Добротный, рубленый дом открылся неожиданно и сразу. Первое, что бросалось в глаза, так это его высоченный трехметровый забор, набранный из крепкого теса. Задней частью этот скит примыкал к чахлому лесочку, а остальные три его стороны выходили в чистое, белое теперь поле. Невольно вспомнилась песня Высоцкого "Что за дом такой...". От основной дороги он отстоял метров на сто, но, несмотря на вчерашний снегопад, сверток, ведущий к одинокому строению, был тщательно вычищен бульдозером. Уважаемое, видно, лицо эта самая баба Лиза. И, судя по свежим следам протектора, кто-то сегодня уже успел ее посетить.

- Оленька, вы прошлый раз где машину-то ставили?

- Виктор Никифорович сначала договорился с ней, а потом загнал вовнутрь.

- Ну вот и отлично, мы сделаем так же. Ты сиди и двери никому не открывай.

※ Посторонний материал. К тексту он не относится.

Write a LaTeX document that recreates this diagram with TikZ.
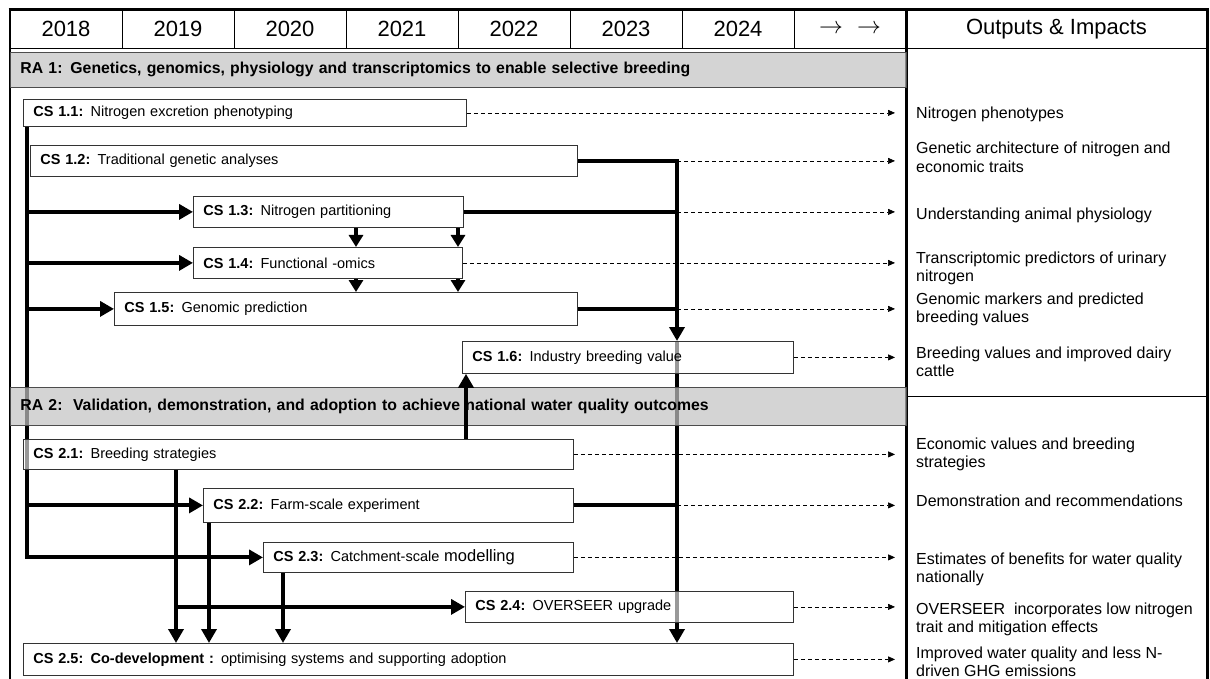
\documentclass[tikz,border=0pt]{standalone}
\usepackage{fontspec}
\setmainfont{Liberation Sans}
\usetikzlibrary{arrows.meta}
\pgfdeclarelayer{bg}
\pgfsetlayers{bg,main}
\begin{document}
\begin{tikzpicture}[x=1pt,y=-1pt,
 csbox/.style={draw=black!80, line width=0.8pt, fill=white, fill opacity=0.6, text opacity=1, draw opacity=1, anchor=north west, inner xsep=10pt, inner ysep=0pt, align=left, font=\fontsize{14.5pt}{16pt}\selectfont},
 raband/.style={draw=black!70, line width=0.8pt, fill=black!24, fill opacity=0.7, text opacity=1, draw opacity=1, anchor=north west, inner xsep=10pt, inner ysep=0pt, align=left, font=\bfseries\fontsize{15.8pt}{18pt}\selectfont},
 hdr/.style={draw=black, line width=0.8pt, minimum height=38pt, inner sep=0pt, font=\fontsize{22pt}{26pt}\selectfont},
 outtxt/.style={anchor=base west, inner sep=0pt, font=\fontsize{16pt}{18.5pt}\selectfont},
 thk/.style={line width=4pt},
 arr/.style={-{Triangle[length=14pt,width=15pt]}},
 sarr/.style={-{Triangle[length=12pt,width=14pt]}},
 dsh/.style={line width=0.7pt, dash pattern=on 4pt off 3pt, -{Triangle[length=7pt,width=6pt]}},
]
\useasboundingbox (0,0) rectangle (1210,679);
% header
\node[hdr, minimum width=112pt] (h1) at (66,29) {2018};
\node[hdr, minimum width=112pt] (h2) at (178,29) {2019};
\node[hdr, minimum width=112pt] (h3) at (290,29) {2020};
\node[hdr, minimum width=112pt] (h4) at (402,29) {2021};
\node[hdr, minimum width=112pt] (h5) at (514,29) {2022};
\node[hdr, minimum width=112pt] (h6) at (626,29) {2023};
\node[hdr, minimum width=112pt] (h7) at (738,29) {2024};
\node[hdr, minimum width=112pt] (h8) at (850,29) {\scalebox{1.15}{$\rightarrow$}\hspace{14pt}\scalebox{1.15}{$\rightarrow$}};
\node[hdr, minimum width=301pt] (oh) at (1056.5,29) {Outputs \& Impacts};
% frame
\draw[line width=1.5pt] (10,679) -- (10,10);
\draw[line width=3pt] (8.5,10) -- (1207,10) -- (1207,679);
\draw[line width=3pt] (906,10) -- (906,679);
\draw[line width=0.8pt] (906,396) -- (1207,396);
% bands
\node[raband, text width=876pt, minimum height=35pt] (ra1) at (10,52) {RA 1: Genetics, genomics, physiology and transcriptomics to enable selective breeding};
\node[raband, text width=876pt, minimum height=38pt] (ra2) at (10,387) {RA 2:\ \ Validation, demonstration, and adoption to achieve national water quality outcomes};
% boxes
\node[csbox, text width=423pt, minimum height=27pt] (c11) at (23,99) {\textbf{CS 1.1:} Nitrogen excretion phenotyping};
\node[csbox, text width=527pt, minimum height=31pt] (c12) at (30,145) {\textbf{CS 1.2:} Traditional genetic analyses};
\node[csbox, text width=250pt, minimum height=31pt] (c13) at (193,196) {\textbf{CS 1.3:} Nitrogen partitioning};
\node[csbox, text width=249pt, minimum height=31pt] (c14) at (193,247) {\textbf{CS 1.4:} Functional -omics};
\node[csbox, text width=443pt, minimum height=33pt] (c15) at (114,292) {\textbf{CS 1.5:} Genomic prediction};
\node[csbox, text width=311pt, minimum height=32pt] (c16) at (462,341) {\textbf{CS 1.6:} Industry breeding value};
\node[csbox, text width=530pt, minimum height=30pt] (c21) at (23,439) {\textbf{CS 2.1:} Breeding strategies};
\node[csbox, text width=350pt, minimum height=34pt] (c22) at (203,488) {\textbf{CS 2.2:} Farm-scale experiment};
\node[csbox, text width=290pt, minimum height=30pt] (c23) at (263,542) {\textbf{CS 2.3:} Catchment-scale {\fontsize{16.5pt}{18pt}\selectfont modelling}};
\node[csbox, text width=308pt, minimum height=31pt] (c24) at (465,591) {\textbf{CS 2.4:} OVERSEER upgrade};
\node[csbox, text width=750pt, minimum height=32pt] (c25) at (23,643) {\textbf{CS 2.5: Co-development :} optimising systems and supporting adoption};
% outputs
\node[outtxt] (o11) at (916,119) {Nitrogen phenotypes};
\node[outtxt] (o12) at (916,154) {\parbox[t]{285pt}{Genetic architecture of nitrogen and\\economic traits}};
\node[outtxt] (o13) at (916,219) {Understanding animal physiology};
\node[outtxt] (o14) at (916,263) {\parbox[t]{285pt}{Transcriptomic predictors of urinary\\nitrogen}};
\node[outtxt] (o15) at (916,304) {\parbox[t]{285pt}{Genomic markers and predicted\\breeding values}};
\node[outtxt] (o16) at (916,358) {\parbox[t]{285pt}{Breeding values and improved dairy\\cattle}};
\node[outtxt] (o21) at (916,449) {\parbox[t]{285pt}{Economic values and breeding\\strategies}};
\node[outtxt] (o22) at (916,506) {Demonstration and recommendations};
\node[outtxt] (o23) at (916,564) {\parbox[t]{285pt}{Estimates of benefits for water quality\\nationally}};
\node[outtxt] (o24) at (916,614) {\parbox[t]{285pt}{OVERSEER\ \ incorporates low nitrogen\\trait and mitigation effects}};
\node[outtxt] (o25) at (916,658) {\parbox[t]{285pt}{Improved water quality and less N-\\driven GHG emissions}};
% coordinates
\coordinate (lx) at (27,0);
\coordinate (bv) at (677,0);
\coordinate (ax) at (895,0);
\coordinate (ux) at (466,0);
\coordinate (a1) at (356,0);
\coordinate (a2) at (458,0);
\coordinate (d1) at (176,0);
\coordinate (d2) at (209,0);
\coordinate (d3) at (283,0);
% lines behind boxes
\begin{pgfonlayer}{bg}
\draw[thk,arr] (c11.south -| lx) |- (c23.west);
\draw[thk,arr] (c12.east) -| (c16.north -| bv);
\draw[thk,arr] (c16.north -| bv) -- (c25.north -| bv);
\end{pgfonlayer}
% branches from left spine
\draw[thk,arr] (c13.west -| lx) -- (c13.west);
\draw[thk,arr] (c14.west -| lx) -- (c14.west);
\draw[thk,arr] (c15.west -| lx) -- (c15.west);
\draw[thk,arr] (c22.west -| lx) -- (c22.west);
% feeders to big vertical
\draw[thk] (c13.east) -- (c13.east -| bv);
\draw[thk] (c15.east) -- (c15.east -| bv);
\draw[thk] (c22.east) -- (c22.east -| bv);
% small down arrows
\draw[thk,sarr] (c13.south -| a1) -- (c14.north -| a1);
\draw[thk,sarr] (c13.south -| a2) -- (c14.north -| a2);
\draw[thk,sarr] (c14.south -| a1) -- (c15.north -| a1);
\draw[thk,sarr] (c14.south -| a2) -- (c15.north -| a2);
% up arrow
\draw[thk,arr] (c21.north -| ux) -- (c16.south -| ux);
% RA2 downward arrows
\draw[thk,arr] (c21.south -| d1) -- (c25.north -| d1);
\draw[thk,arr] (c24.west -| d1) -- (c24.west);
\draw[thk,arr] (c22.south -| d2) -- (c25.north -| d2);
\draw[thk,arr] (c23.south -| d3) -- (c25.north -| d3);
% dashed output arrows
\draw[dsh] (c11.east) -- (c11.east -| ax);
\draw[dsh] (c12.east -| bv) -- (c12.east -| ax);
\draw[dsh] (c13.east -| bv) -- (c13.east -| ax);
\draw[dsh] (c14.east) -- (c14.east -| ax);
\draw[dsh] (c15.east -| bv) -- (c15.east -| ax);
\draw[dsh] (c16.east) -- (c16.east -| ax);
\draw[dsh] (c21.east) -- (c21.east -| ax);
\draw[dsh] (c22.east -| bv) -- (c22.east -| ax);
\draw[dsh] (c23.east) -- (c23.east -| ax);
\draw[dsh] (c24.east) -- (c24.east -| ax);
\draw[dsh] (c25.east) -- (c25.east -| ax);
\end{tikzpicture}
\end{document}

Подкатив вплотную к крепким березовым воротам, стянутым для прочности полосовым железом, я остановился, но выходить не спешил, с садистским удовольствием слушая, как исходит злобой и силой невидимый мне барбос. Только минут через пять в воротах приоткрылась маленькая дверца, и из нее показалось сварливое старушечье личико, завернутое в серый пуховый платок. Оценив обстановку и решив, что, кроме нас, ей никто более не угрожает, она осмелела и кинулась в атаку:

- Чего кобеля дразните, делать вам боле нечего, скаженные, чего приехали-то?

- Извините, баба Лиза, - выходя из машины, повинился я. - Просто не знали, как к вам лучше достучаться.

- Подошли бы к воротам, тогда мне из оконца видно. Чего надо-то?

- Дык в баньке хотим попариться, оттого и приехали.

- Это в какой такой баньке? Ступай-ка ты, мил человек, отсюдова подобру-поздорову, пока я на тебя Шайтана не спустила.

- Баба Лиза, неужто не пустишь? А я с такой голубкой к тебе приехал. Черт знает откуда перся, очень хотелось самогоночки твоей отведать да пирожка с капусткой откушать.

Напирая на бабку плечом, я старался заглянуть во двор, но пока мне это не удавалось. Отступая, она успела накинуть на дверцу цепочку и теперь, находясь в относительной безопасности, повела себя более уверенно и даже вызывающе.

- Иди отсюда, черт ненормальный, пусть тебя теща пирогами потчувает, нашел притон! К одинокой старухе ломится. Это куда ж годится? Да еще мокрохвостку какую-то с собой притащил, креста на тебе нет.

- Баба Лиза, да неужели же не узнаешь - месяца три тому назад ты нам сама баню топила. Я тогда лично тебе башлял, совсем, что ли, из ума выжила? Как Лилька-то поживает? Все в порядке?